There’s some interesting discussion – including looking at how people like Pete Rose and Gaylord Perry should be looked at in light of the steroid scandal, and how the Hall of Fame voters should be looking at the situation.



Hello Mr. Pot, this is the operator…do you accept a collect call from Mr. Kettle?

I got the latest edition of USA Today’s Sports Weekly – which serves as the jump off point for today’s post.

As you may have heard, Pete Rose made some comments that the steroids scandal makes him seem like an altar boy with regard to his betting on the Reds. He managed to slip in a reminder that if someone who used steroids can get into the Hall of Fame, then he’s got a shot to get in. Subtle.

Now — when I was a kid, I thought Pete Rose was the ultimate bad-ass…he could hit, he played hard, and he seemed to be a pretty OK guy. Granted I was under 12 for most of his career, but that’s beside the point. He was one of the top figures in baseball – and he owns a fairly significant career record.

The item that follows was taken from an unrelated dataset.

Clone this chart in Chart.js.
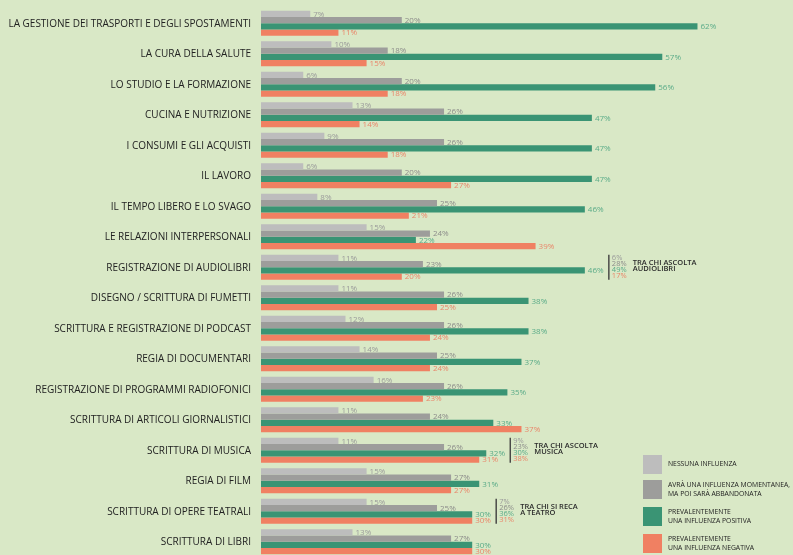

What bugs me is that is goes back to being about him. It seems as if he’s really degraded himself to Tonya Harding-esque levels – which is painful to watch as a fan. I get the whole paying for autographs thing, and in some ways I wish I could make that kind of dough signing my name. But at the same time – it seems like a form of prostitution — except with clothes on and a pen in hand.

I’m not going to start the Pete Rose Public Image Enhancement Campaign – but I sure wish we could do something to bring him up to a little higher level of public standing. He seems to be riding other people’s coat tails – which is something I don’t think the MLB career hits leader should have to do – gambling or not.

Enough about that.

There’s a total fluff piece with Matt Damon – who is the narrator of the 2007 World Series DVD. You have to think this will sell well in Boston, but not many other places, as the article alludes to. As big a fan of baseball as I am, I wouldn’t buy it. I would keep a free copy though.

The big article this issue talks about the value of top scouts — and while it’s not an amazing article – it is a good intro into the importance of scouting. People want to talk about the scouts vs. stats war that’s raging in MLB teams’ front offices. I don’t buy it. I think we’re on the cusp of a new era of scouts who will understand and be able to synthesize both sides of the argument.

A brief piece about the effects of the Mitchell Report in Japan is worth reading — while it won’t grab attention over here as much, it’s interesting to see how other countries deal with the issue.